Lou Reed is the original rapper, is the implication here. That’s a tall order, not least because there is no one person who can truly claim that title, and if there was it would probably be Gil Scott-Heron; or Gylan Kain or Umar Bin Hassan of The Last Poets (or, ya know, anyone else who isn’t a white guy from Long Island.) Nonetheless, Lou Reed, in vocal style and in temperament, wouldn’t be entirely out of place among those guys. His spoken word delivery showed influence from beat poetry and was often very similar to what later emerged as rap music. Though he never claimed any particular kinship with the hip hop movement, he wasn’t exactly out of step with it either, with his hardboiled New York City man attitude, social conscience and interest in documenting the wild side. By any measure he was certainly the only middle aged white guy who could, with any shred of dignity, get up and deliver a fiery rap about the political ills of 1986. I would say that this song is uncharacteristically self-conscious in its hipness and topicality, in an uncharacteristic attempt to appear with it, I suppose. An aggressively remixed and truly embarrassing music video was made, and exists, and can easily be found, if you enjoy cringing. But beyond musically paying lip service to 80’s trendiness, it remains, at its core, a particularly dexterous vocal performance that shows just how with it Reed actually was. He didn’t need any dumb videos or gratuitous saxophones. He just did what he did.

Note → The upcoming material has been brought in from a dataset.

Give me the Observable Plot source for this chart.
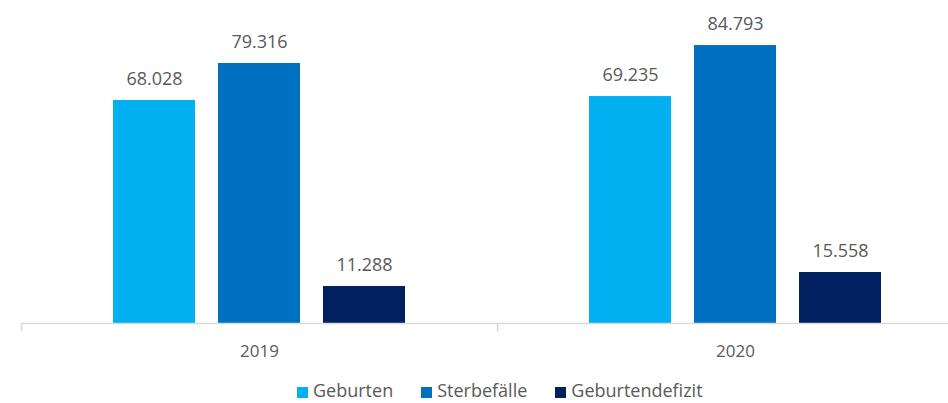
<!DOCTYPE html>
<html><head><meta charset="utf-8">
<script src="https://cdn.jsdelivr.net/npm/d3@7"></script>
<script src="https://cdn.jsdelivr.net/npm/@observablehq/plot@0.6"></script>
<style>
body{margin:0;background:#fff;font-family:"Open Sans",sans-serif;}
#wrap{width:948px;height:403px;position:relative;overflow:hidden;}
#chart{width:948px;height:375px;overflow:hidden;}
#chart svg{max-width:none !important;}
#legend{position:absolute;left:297px;top:378px;height:25px;display:flex;font-size:18px;color:#595959;line-height:25px;white-space:nowrap;}
#legend span.item{display:flex;align-items:center;margin-right:28px;}
#legend span.sw{width:11px;height:11px;display:inline-block;margin-right:5px;margin-top:3px;}
</style></head><body>
<div id="wrap"><div id="chart"></div><div id="legend"></div></div>
<script>
const years = ["2019", "2020"];
const series = ["Geburten", "Sterbefälle", "Geburtendefizit"];
const colors = ["#00B0F0", "#0070C0", "#002060"];
const geburten = [68028, 69235];
const sterbefaelle = [79316, 84793];
const defizit = [11288, 15558];

const values = [geburten, sterbefaelle, defizit];
const data = [];
years.forEach((y, i) => series.forEach((s, j) => data.push({year: y, series: s, value: values[j][i]})));
const fmt = v => new Intl.NumberFormat("de-DE").format(v);

const chart = Plot.plot({
  width: 973, height: 375,
  marginLeft: 21, marginRight: 0, marginTop: 0, marginBottom: 45,
  style: {fontFamily: "Open Sans, sans-serif", overflow: "visible", maxWidth: "none"},
  fx: {domain: years, paddingInner: 0, paddingOuter: 0, label: null},
  x: {domain: series, paddingInner: 0.223, paddingOuter: 0.867, axis: null},
  y: {domain: [0, 98536], range: [323, 0], axis: null},
  color: {domain: series, range: colors},
  marks: [
    Plot.barY(data, {fx: "year", x: "series", y: "value", fill: "series"}),
    Plot.text(data, {fx: "year", x: "series", y: "value", text: d => fmt(d.value), dy: -21, fontSize: 18, fill: "#595959", lineAnchor: "middle"}),
    Plot.ruleY([0], {stroke: "#d9d9d9", strokeWidth: 1.5}),
    Plot.frame({anchor: "left", insetTop: 323, stroke: "#d9d9d9", strokeWidth: 1.5}),
    Plot.axisFx({anchor: "bottom", tickSize: 0, tickPadding: 14, fontSize: 17, color: "#595959", label: null})
  ]
});
document.getElementById("chart").appendChild(chart);

const leg = document.getElementById("legend");
series.forEach((s, i) => {
  const it = document.createElement("span"); it.className = "item";
  const sw = document.createElement("span"); sw.className = "sw"; sw.style.background = colors[i];
  it.appendChild(sw); it.appendChild(document.createTextNode(s));
  leg.appendChild(it);
});
</script></body></html>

“We make feasties of the beasties but the beasties just live in the wild, you know you’re slower now, you were faster when you were a child.”
Profound truth. And, as promised, an organ. So just really open your mind and let the weirdness flow in. Marc Bolan loves you and don’t you know you love him too, yes you do. Bolan’s childlike mysticism was always so cute; he didn’t make much sense but his imagination was unbound. Is there any reason the sounds of an organ shouldn’t be put together with tribal percussion of some kind? Of course not, now bring out those bongos! It would help with your enjoyment if you were of a psychedelic mind. No need to trip, just have the mindset. Take Marc Bolan’s example; all the disparate things in your interest field can be tied together in a loose narrative, it doesn’t have to make sense, it’s your universe. You can be a wizard, and drive a hot rod, and converse with moles, and court an Inca queen, and find a cure for those summertime blues, and rock some platform mary janes, and make a movie with Ringo Starr. It’s the spring of 1970 and everything is possible.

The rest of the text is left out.